As a high school or college student, you might not think much about your credit score right now, but you’ll need to understand it soon. Your credit score can impact everything from getting a credit card to buying a car or even renting an apartment. In this guide, I'll break down what a credit score is, how it's calculated, and why it’s important to start thinking about it early.

What is a Credit Score?

Simply put, your credit score is a number that shows how good you are at managing money and paying back borrowed money. It’s used by banks, credit card companies, and even landlords to decide whether to lend you money or allow you to rent a place. A higher score means you’re more likely to get approved for things like loans or credit cards, and you’ll probably get better terms, like lower interest rates.

How is Your Credit Score Calculated?

Your credit score is based on five key factors. Each factor is weighted differently, meaning some affect your score more than others. Here’s what goes into your score:

  1. Payment History (35%)
    • This is the most important factor. It looks at whether you’ve paid your bills on time. Late payments, missed payments, and defaults can hurt your score. Since you probably don’t have a ton of credit history yet, this might not be a huge factor for you—but it’s something to keep in mind if you open any accounts.
  2. Amounts Owed (30%)
    • This shows how much you owe compared to your total available credit. For example, if you have a credit card with a $1,000 limit and you owe $800, that’s 80% of your available credit. Using too much of your available credit (called “credit utilization”) can lower your score. It's a good idea to keep your credit card balances below 30% of your limit.
  3. Length of Credit History (15%)
    • The longer you’ve had credit, the better. This shows how experienced you are at managing money. If you're just starting to build credit, don’t worry too much about this—it just means that the more responsible you are with credit, the better your score will become over time.
  4. New Credit (10%)
    • Every time you apply for credit, the company makes a “hard inquiry” on your credit report, which can cause a slight drop in your score. If you open a lot of new credit accounts in a short period, it can look like you’re taking on too much debt, which can lower your score.
  5. Types of Credit Used (10%)
    • Having a mix of credit types—like credit cards, student loans, or auto loans—can boost your score. But don’t rush into opening different types of accounts just to boost your score. A few well-managed credit cards are usually enough to start with.

Why is Your Credit Score Important?

Even if you don’t plan to take out a loan right now, your credit score will matter in the future. Here’s why. When you apply for a credit card, car loan, or even a student loan, lenders will check your credit score to decide whether to approve you and your interest rates. A higher score means better chances of getting approved and lower interest rates. When you are ready to rent an apartment, many landlords check your credit scores before renting to you. A lower score might mean a higher security deposit, or in some cases, they may not rent to you at all. And finally, some employers check credit scores when hiring, especially if the job involves handling money or financial responsibility.
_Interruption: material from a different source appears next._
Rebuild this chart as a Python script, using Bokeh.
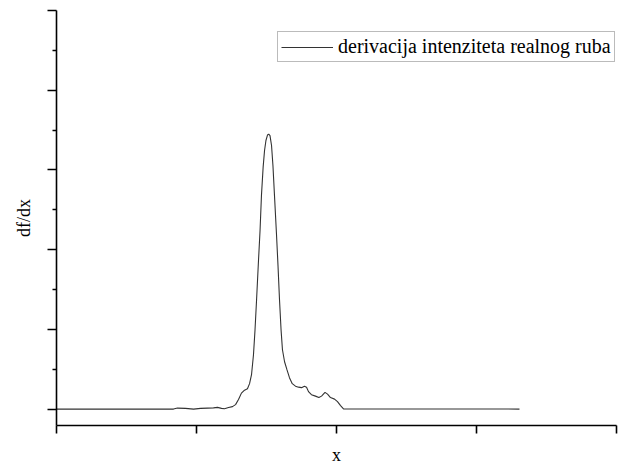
from bokeh.plotting import figure
from bokeh.models import Range1d, FixedTicker, Legend, LegendItem, CustomJSTickFormatter
from bokeh.embed import file_html
from bokeh.resources import INLINE

# data (x in arbitrary units, df/dx in arbitrary units)
x_vals = [0, 83.6, 86.4, 92.1, 97.9, 102.9, 107.9, 112.1, 115.0, 117.9, 120.0,
          122.9, 125.7, 127.9, 130.0, 132.1, 134.3, 136.4, 137.9, 139.3, 140.7,
          141.8, 142.9, 144.3, 145.4, 146.4, 147.6, 148.6, 149.6, 150.7, 151.6,
          152.5, 153.6, 154.6, 155.7, 157.1, 158.2, 159.3, 160.4, 161.4, 162.9,
          164.6, 166.4, 168.4, 170.7, 172.9, 175.0, 177.1, 178.6, 180.0, 182.1,
          185.0, 187.4, 189.3, 191.8, 193.6, 195.7, 198.6, 200.7, 202.9, 205.0,
          330.7]
y_vals = [0, 0, 0.0125, 0.009, 0, 0.009, 0.0125, 0.015, 0.021, 0.009, 0.004,
          0.019, 0.031, 0.056, 0.119, 0.200, 0.2375, 0.256, 0.319, 0.431, 0.681,
          0.994, 1.369, 1.869, 2.244, 2.681, 3.035, 3.244, 3.369, 3.4375, 3.45,
          3.431, 3.306, 3.056, 2.681, 2.206, 1.806, 1.369, 0.994, 0.744, 0.594,
          0.494, 0.394, 0.319, 0.2875, 0.275, 0.269, 0.2875, 0.275, 0.219, 0.181,
          0.1625, 0.144, 0.1625, 0.21, 0.1875, 0.144, 0.125, 0.094, 0.044, 0.0025,
          0]
x_ticks = [0, 100, 200, 300, 400]
y_ticks = [0, 1, 2, 3, 4, 5]
y_minor_ticks = [0.5, 1.5, 2.5, 3.5, 4.5]
series_label = "derivacija intenziteta realnog ruba"
x_label = "x"
y_label = "df/dx"

SERIF = "Liberation Serif"

p = figure(width=640, height=467, output_backend="svg", toolbar_location=None,
           x_range=Range1d(0, 400), y_range=Range1d(-0.206, 5.0),
           min_border_left=56, min_border_right=24, min_border_top=10,
           min_border_bottom=41)
p.outline_line_color = None
p.xgrid.visible = False
p.ygrid.visible = False
p.background_fill_color = "white"
p.border_fill_color = "white"

r = p.line(x_vals, y_vals, line_color="#333333", line_width=1.1)

blank = CustomJSTickFormatter(code="return ''")
for ax in (p.xaxis[0], p.yaxis[0]):
    ax.axis_line_color = "black"
    ax.axis_line_width = 1.6
    ax.major_tick_line_color = "black"
    ax.major_tick_line_width = 1.6
    ax.minor_tick_line_color = "black"
    ax.minor_tick_line_width = 1.6
    ax.major_tick_in = 0
    ax.minor_tick_in = 0
    ax.formatter = blank
    ax.major_label_text_font_size = "1px"
    ax.major_label_standoff = 0
    ax.axis_label_text_font = SERIF
    ax.axis_label_text_font_size = "18px"
    ax.axis_label_text_font_style = "normal"
    ax.axis_label_text_color = "black"

p.xaxis[0].ticker = FixedTicker(ticks=x_ticks, minor_ticks=[])
p.yaxis[0].ticker = FixedTicker(ticks=y_ticks, minor_ticks=y_minor_ticks)
p.xaxis[0].major_tick_out = 8
p.yaxis[0].major_tick_out = 9
p.yaxis[0].minor_tick_out = 4
p.xaxis[0].axis_label = x_label
p.yaxis[0].axis_label = y_label
p.xaxis[0].axis_label_standoff = 11
p.yaxis[0].axis_label_standoff = 14

legend = Legend(items=[LegendItem(label=series_label, renderers=[r])],
                location=(221, 363))
legend.label_text_font = SERIF
legend.label_text_font_size = "20px"
legend.label_text_color = "black"
legend.border_line_color = "#777777"
legend.border_line_width = 1
legend.padding = 3
legend.margin = 0
legend.spacing = 0
legend.glyph_width = 52
legend.glyph_height = 22
legend.label_height = 22
legend.label_standoff = 5
legend.background_fill_alpha = 1
p.add_layout(legend, "center")

open("out.html", "w").write(file_html(p, INLINE))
A good score can help you stand out as a responsible candidate.

How to Start Building Good Credit

If you’re just starting to build credit, don’t worry—there are simple steps you can take:

  1. Start with a Student Credit Card
    • If you're in college, look for credit cards designed for students. These cards often have lower credit limits, which makes it easier to manage your spending. Just make sure to pay off the balance in full each month to avoid interest.
  2. Pay Bills on Time
    • The most important thing you can do for your credit score is to pay your bills on time. Set up reminders on your phone or automatic payments to make sure you never miss a payment.
  3. Keep Your Credit Utilization Low
    • Don’t use all your available credit. A good rule is to keep your credit card balance below 30% of your limit. For example, if your credit card limit is $1,000, try to keep your balance below $300.
  4. Avoid Opening Too Many Accounts
    • Every time you apply for credit, it shows up as an inquiry on your credit report. Too many inquiries in a short period can hurt your score. Only apply for credit when you really need it.
  5. Check Your Credit Report
    • Errors on your credit report can hurt your score. You’re entitled to a free report from each of the three major credit bureaus once a year, so take advantage of that.

Conclusion

Your credit score might not seem important now, but it will play a big role in your financial future. By understanding how it works and taking steps to build good credit early, you’ll be setting yourself up for success when it’s time to borrow money, buy a car, or rent your first apartment.

Start small, be responsible, and your credit score will grow, giving you access to better financial opportunities as you get older.